43. Have a versatile bag. This can be a tote bag, duffel, or backpack. I use a sturdy tote bag for class and three-day weekend trips, but lots of people take backpacks. Either way, having a small bag that you can use for different activities makes packing a lot easier.
44. The Spanish are on a clock of their own. Even in a big city like Barcelona, meals are meant to be enjoyed and can last for a couple hours. Also, at restaurants and cafes you need to ask for the check when you’re done eating: they don’t just bring it to your table. Even my Spanish professors are often late for class!
45. Smoking, smoking, smoking. Everyone seems to smoke in Barcelona, even 16 year olds outside of their schools. For some people this is hard to adjust to. Smoking is just a way of life though in Spain, and you’ll probably see a lot of it.
46. Learn some useful Spanish phrases. Even if you aren’t studying Spanish, it’s helpful to know how to say common phrases, especially if you have to communicate with someone who doesn’t speak English.

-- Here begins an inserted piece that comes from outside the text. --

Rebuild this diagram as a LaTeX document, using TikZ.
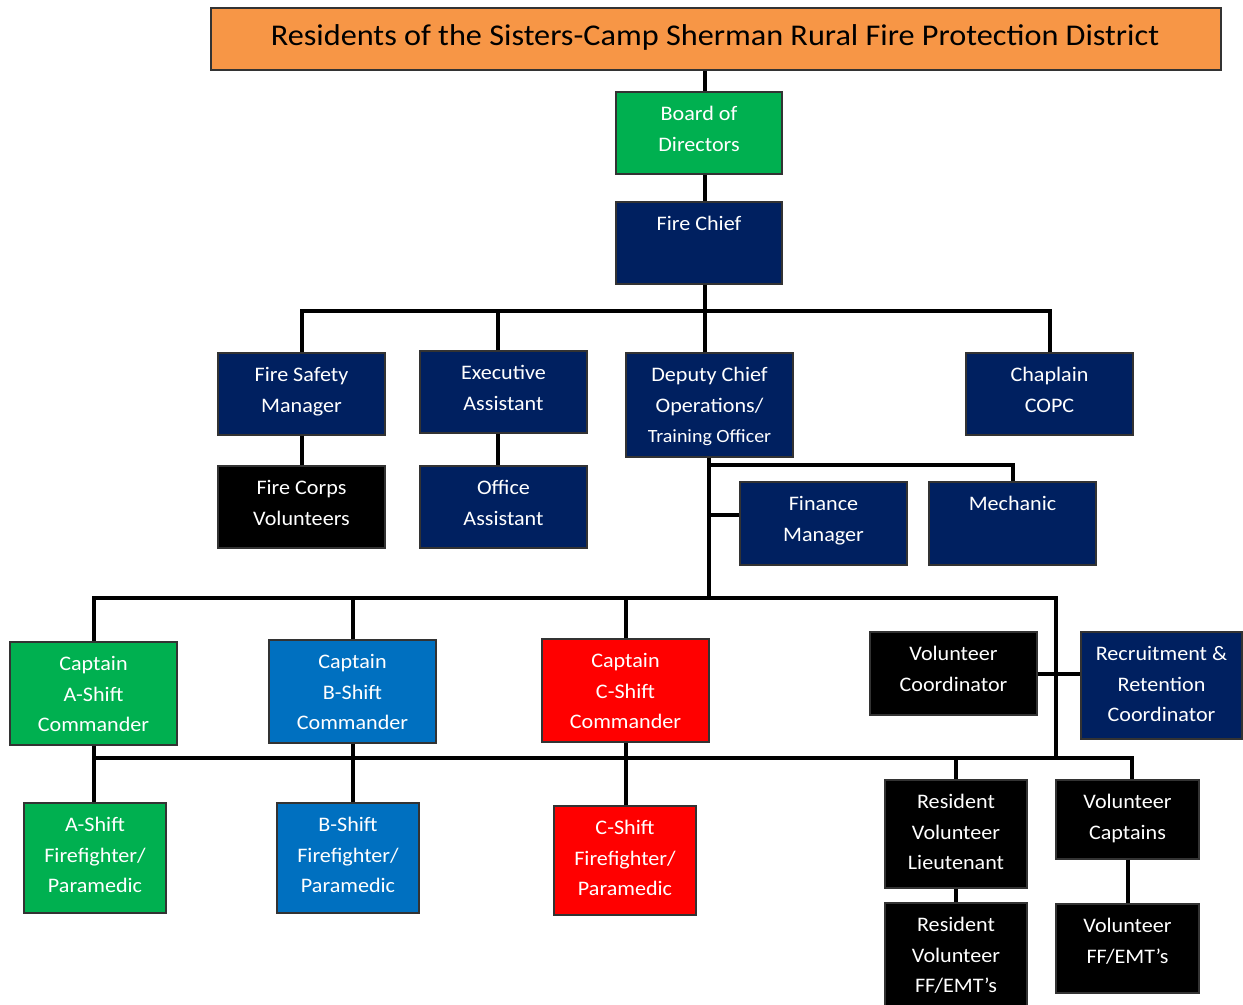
\documentclass[tikz,border=0pt]{standalone}
\usepackage{fontspec}
\setmainfont{Carlito}[FakeStretch=1.07]
\usetikzlibrary{fit}
\definecolor{orgorange}{HTML}{F79646}
\definecolor{orggreen}{HTML}{00B050}
\definecolor{orgnavy}{HTML}{002060}
\definecolor{orgblue}{HTML}{0070C0}
\definecolor{orgred}{HTML}{FF0000}
\tikzset{
  box/.style={draw=black!80, line width=0.8pt, inner sep=0pt, rectangle},
  lbl/.style={font=\fontsize{15.5}{23}\selectfont, text=white, align=center,
    anchor=north, inner sep=0pt, yshift=-10.9pt, execute at begin node=\strut},
  oneline/.style={yshift=5.25pt},
  conn/.style={line width=3pt, black}
}
\newcommand\orgbox[6][]{%
  \node[box, fill=#3, fit={#4 #5}] (#2) {};
  \node[lbl,#1] (#2-t) at (#2.north) {#6};}
\begin{document}
\begin{tikzpicture}[x=0.75pt, y=-0.75pt]
\useasboundingbox[fill=white] (0,0) rectangle (1243,1005);
% coordinates
\coordinate (x705) at (705,0);
\coordinate (x498) at (498,0);
\coordinate (j1) at (705,311);
\coordinate (j2) at (709,598);
\coordinate (j3) at (709,465);
\coordinate (j4) at (709,515);
\coordinate (j5) at (1056,758);
\coordinate (j6) at (1132,758);
% title
\node[box, fill=orgorange, fit={(211,8) (1221,70)}] (t) {};
\node[font=\fontsize{22.6}{26}\selectfont, anchor=base, inner sep=0pt] (t-t) at (715,46)
  {Residents of the Sisters-Camp Sherman Rural Fire Protection District};
% boxes
\orgbox{board}{orggreen}{(616,92)}{(782,174)}{Board of\\Directors}
\orgbox[oneline]{fc}{orgnavy}{(616,202)}{(782,284)}{Fire Chief}
\orgbox{fsm}{orgnavy}{(218,353)}{(385,435)}{Fire Safety\\Manager}
\orgbox{ea}{orgnavy}{(420,351)}{(587,433)}{Executive\\Assistant}
\orgbox{dc}{orgnavy}{(626,353)}{(793,457)}{Deputy Chief\\Operations/\\{\fontsize{14}{23}\selectfont Training Officer}}
\orgbox{ch}{orgnavy}{(966,353)}{(1133,435)}{Chaplain\\COPC}
\orgbox{fcv}{black}{(218,466)}{(385,548)}{Fire Corps\\Volunteers}
\orgbox{oa}{orgnavy}{(420,466)}{(587,548)}{Office\\Assistant}
\orgbox{fm}{orgnavy}{(740,482)}{(907,565)}{Finance\\Manager}
\orgbox[oneline]{mech}{orgnavy}{(929,482)}{(1096,565)}{Mechanic}
\orgbox{ca}{orggreen}{(10,642)}{(177,745)}{Captain\\A-Shift\\Commander}
\orgbox{cb}{orgblue}{(269,640)}{(436,743)}{Captain\\B-Shift\\Commander}
\orgbox{cc}{orgred}{(542,639)}{(709,742)}{Captain\\C-Shift\\Commander}
\orgbox{vc}{black}{(870,632)}{(1037,715)}{Volunteer\\Coordinator}
\orgbox{rr}{orgnavy}{(1081,632)}{(1242,739)}{Recruitment \&\\Retention\\Coordinator}
\orgbox{fa}{orggreen}{(24,803)}{(166,913)}{A-Shift\\Firefighter/\\Paramedic}
\orgbox{fb}{orgblue}{(277,803)}{(419,913)}{B-Shift\\Firefighter/\\Paramedic}
\orgbox{fcc}{orgred}{(554,806)}{(696,915)}{C-Shift\\Firefighter/\\Paramedic}
\orgbox{rvl}{black}{(885,780)}{(1027,888)}{Resident\\Volunteer\\Lieutenant}
\orgbox{vcap}{black}{(1056,780)}{(1199,859)}{Volunteer\\Captains}
\orgbox{rvf}{black}{(885,903)}{(1027,1010)}{Resident\\Volunteer\\FF/EMT’s}
\orgbox{vff}{black}{(1056,904)}{(1199,993)}{Volunteer\\FF/EMT’s}
% connectors
\draw[conn] (t.south -| x705) -- (board.north -| x705);
\draw[conn] (board.south -| x705) -- (fc.north -| x705);
\draw[conn] (fc.south -| j1) -- (j1);
\draw[conn] (fsm.north) |- (j1);
\draw[conn] (ea.north -| x498) |- (j1);
\draw[conn] (dc.north -| j1) -- (j1);
\draw[conn] (ch.north) |- (j1);
\draw[conn] (fsm) -- (fcv);
\draw[conn] (ea.south -| x498) -- (oa.north -| x498);
\draw[conn] (dc.south -| j2) -- (j2);
\draw[conn] (j3) -| (mech.north);
\draw[conn] (j4) -- (fm.west |- j4);
\draw[conn] (ca.north) |- (j2);
\draw[conn] (cb.north) |- (j2);
\draw[conn] (cc.north) |- (j2);
\draw[conn] (j2) -| (j5);
\draw[conn] (vc.east) -- (rr.west |- vc.east);
\draw[conn] (ca.south) |- (j6) -- (vcap.north -| j6);
\draw[conn] (ca.south) -- (ca.south |- fa.north);
\draw[conn] (cb.south) -- (cb.south |- fb.north);
\draw[conn] (cc.south) -- (cc.south |- fcc.north);
\draw[conn] (rvl.north) -- (rvl.north |- j6);
\draw[conn] (rvl) -- (rvf);
\draw[conn] (vcap) -- (vff);
\end{tikzpicture}
\end{document}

These phrases can even come in handy if you travel outside of Spain.
47. Have a power adapter before you travel. Buy an adapter at home to make things easier once you arrive in Barcelona. Many often have outlets for different areas of Europe, which is convenient for weekend trips.
48. Be a College Tourist. To me, a big part of studying abroad for a semester in Barcelona is the actual living experience. Barcelona has tons of sites you can’t go a whole semester without seeing. So do all the typical touristy things as soon as possible. Don’t leave them to the last minute.
49. Don’t leave a tip. This may feel rude at first, but most places in Barcelona don’t require that you leave a tip, and it can even be offensive if you do. This includes taxis and restaurants. If you check your receipt, the tip is probably already factored in.
50. Realize you aren’t staying forever. Maybe you’re studying abroad for a year, or a semester, or even just visiting for a week. Regardless of why you’re in Barcelona, you probably won’t stay forever. Once you realize that your visit is temporary, it’s easier to push away that feeling of homesickness.